Tuesday, September 26, 2006


Flipper's American Hardcore.


Just as I was about to slit my wrists over local club closings Flipper flew into town. Here for a last slam at CBGB's and then the screening of American Hardcore. The documentary covered every local scene from NY to Orange County, explaining it in general terms, as a response to the Reagan years. Filmmakers gave fans and bands their due props, as young people resisted, creating community through subculture, style and sounds. But we got bored as they glazed over the critical issues that incited young white males into a crisis in masculinity----disinvestment, the decline of the American working class, rise of the service sector and the impact of deskilling. M.I.A. along with hardcore analysis was Jello Biafra but Henry Rollins was in top form--and the music said the rest.

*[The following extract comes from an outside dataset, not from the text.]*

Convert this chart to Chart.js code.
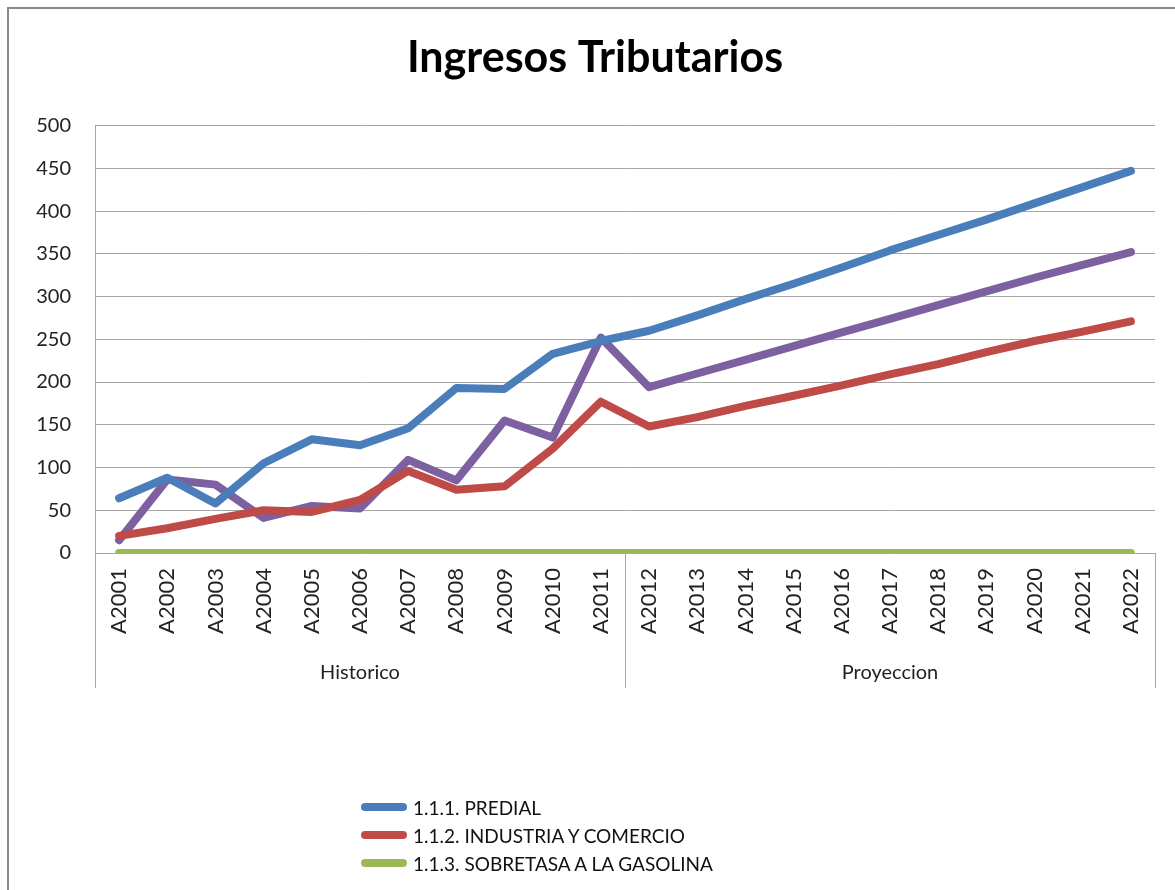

At the after-party at Stereo, Moby sat in with Flipper, and the audience included the likes of Jism Ism, Steve Buscemi and Bob Gruen. I've been a Flipper fan since 1979. I met the fish freaks in San Francisco, bought the t-shirts and at least five back-up copies of generic Flipper in vinyl. Though they sound as hard and sick now as they did then, something has changed. Hardcore was always strictly boyztown. In the early daze the grrrls just sat on the sidelines (yawn), out there on the margins, watching. Waiting on our guys, holding their beers and leather jackets while they worked the pit for Murphy's Law, 7 Seconds, Agnostic Front, Ism, Minutemen, Bad Brains, and M.D.C. Then one day--I'm not sure when--the grrrls jumped in for themselves, leaving the jackets in the dust. Empowered by sweat, beer & antihistamines HC shows taught us all how to claim space for ourselves. For this, we are forever grateful.